Combined with Trump's efforts to roll-back federal regulatons—like using the Congressional Review Act to repeal some Obama-era rules, and the appointment of high level officials who are skeptical of government regulation—the new administration's efforts to limit the growth of new federal rules are laudable. Trump's plans for "systemic reform," of regulatory policy will have lasting effects beyond one presidency, Andrew Bremberg, the director of the White House's Domestic Policy Council, told Politico.
Still, as Matt Welch pointed out here last week (and in the cover story for last month's edition of the print magazine), the growth of federal regulations are largely the result of Congress handing over too much rule-making authority to federal agencies, and failing to hold agencies accountable for the rules they create.
The new CEI report highlights that Congress passed 214 laws last year, while there were 3,853 separate rules created by executive branch regulatory agencies.

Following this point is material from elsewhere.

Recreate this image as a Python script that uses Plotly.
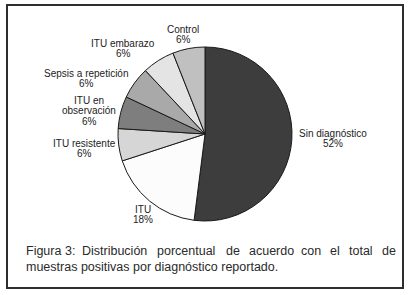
import plotly.graph_objects as go

# ---- data ----
categories = ["Sin diagnóstico", "ITU", "ITU resistente", "ITU en observación",
              "Sepsis a repetición", "ITU embarazo", "Control"]
display_labels = ["Sin diagnóstico", "ITU", "ITU resistente", "ITU en<br>observación",
                  "Sepsis a repetición", "ITU embarazo", "Control"]
values = [52, 18, 6, 6, 6, 6, 6]
slice_colors = ["#3d3d3d", "#fcfcfc", "#d6d6d6", "#7e7e7e", "#a9a9a9", "#e4e4e4", "#c0c0c0"]

caption_line1 = ["Figura", "3:", "Distribución", "porcentual", "de", "acuerdo",
                 "con", "el", "total", "de"]
caption_line2 = "muestras positivas por diagnóstico reportado."

# ---- layout helpers (pixel positions) ----
W, H = 409, 295
cx, cy, r = 205, 134, 87
label_pos = [(333, 133), (143, 209), (84, 143), (89, 100), (86, 73), (123, 43), (183, 29)]
line_h = 10.8
word_x = [24, 63, 80, 155, 224, 247, 299, 328, 347, 380]

def px(x):
    return x / W

def py(y):
    return 1 - y / H

fig = go.Figure(go.Pie(
    labels=categories,
    values=values,
    sort=False,
    direction="clockwise",
    rotation=0,
    marker=dict(colors=slice_colors, line=dict(color="#1a1a1a", width=1)),
    textinfo="none",
    hoverinfo="label+percent",
    showlegend=False,
    domain=dict(x=[px(cx - r), px(cx + r)], y=[py(cy + r), py(cy - r)]),
))

annotations = []
font_lbl = dict(family="Liberation Sans, Arial, sans-serif", size=10, color="#222222")
for lab, v, (x, y) in zip(display_labels, values, label_pos):
    lines = lab.split("<br>") + [f"{v}%"]
    for i, t in enumerate(lines):
        annotations.append(dict(
            x=px(x), y=py(y + i * line_h), xref="paper", yref="paper",
            text=t, showarrow=False, xanchor="center", yanchor="middle",
            borderpad=0, font=font_lbl))

font_cap = dict(family="Liberation Sans, Arial, sans-serif", size=12.5, color="#2a2a2a")
for w, x in zip(caption_line1, word_x):
    annotations.append(dict(x=px(x), y=py(251), xref="paper", yref="paper", text=w,
                            showarrow=False, xanchor="left", yanchor="middle", font=font_cap))
annotations.append(dict(x=px(24), y=py(267), xref="paper", yref="paper", text=caption_line2,
                        showarrow=False, xanchor="left", yanchor="middle", font=font_cap))

fig.update_layout(
    width=W, height=H,
    margin=dict(l=0, r=0, t=0, b=0),
    paper_bgcolor="#ffffff",
    plot_bgcolor="#ffffff",
    annotations=annotations,
    shapes=[dict(type="rect", xref="paper", yref="paper",
                 x0=px(7), x1=px(403), y0=py(288), y1=py(5),
                 line=dict(color="#2e2e2e", width=2))],
)

fig.write_html("out.html", config={"displayModeBar": False},
               post_script="document.body.style.margin='0';document.body.style.overflow='hidden';")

If the Trump administration wants to make regulatory reforms stick, that relationship will have to be adjusted. One possible way to do that would be to press for passage of the REINS Act, which cleared the House earlier this year and was approved by a Senate committee last week. The proposal would require every new regulation that costs more than $100 million to be approved by Congress. As it is now, executive branch agencies can pass those rules unilaterally.
There's almost no doubt that Trump's first year in office will produce fewer federal regulations than what we've seen in recent years (under both Bush and Obama). Credit where it is due, but that's just one way to judge the new administration. Real change will require more.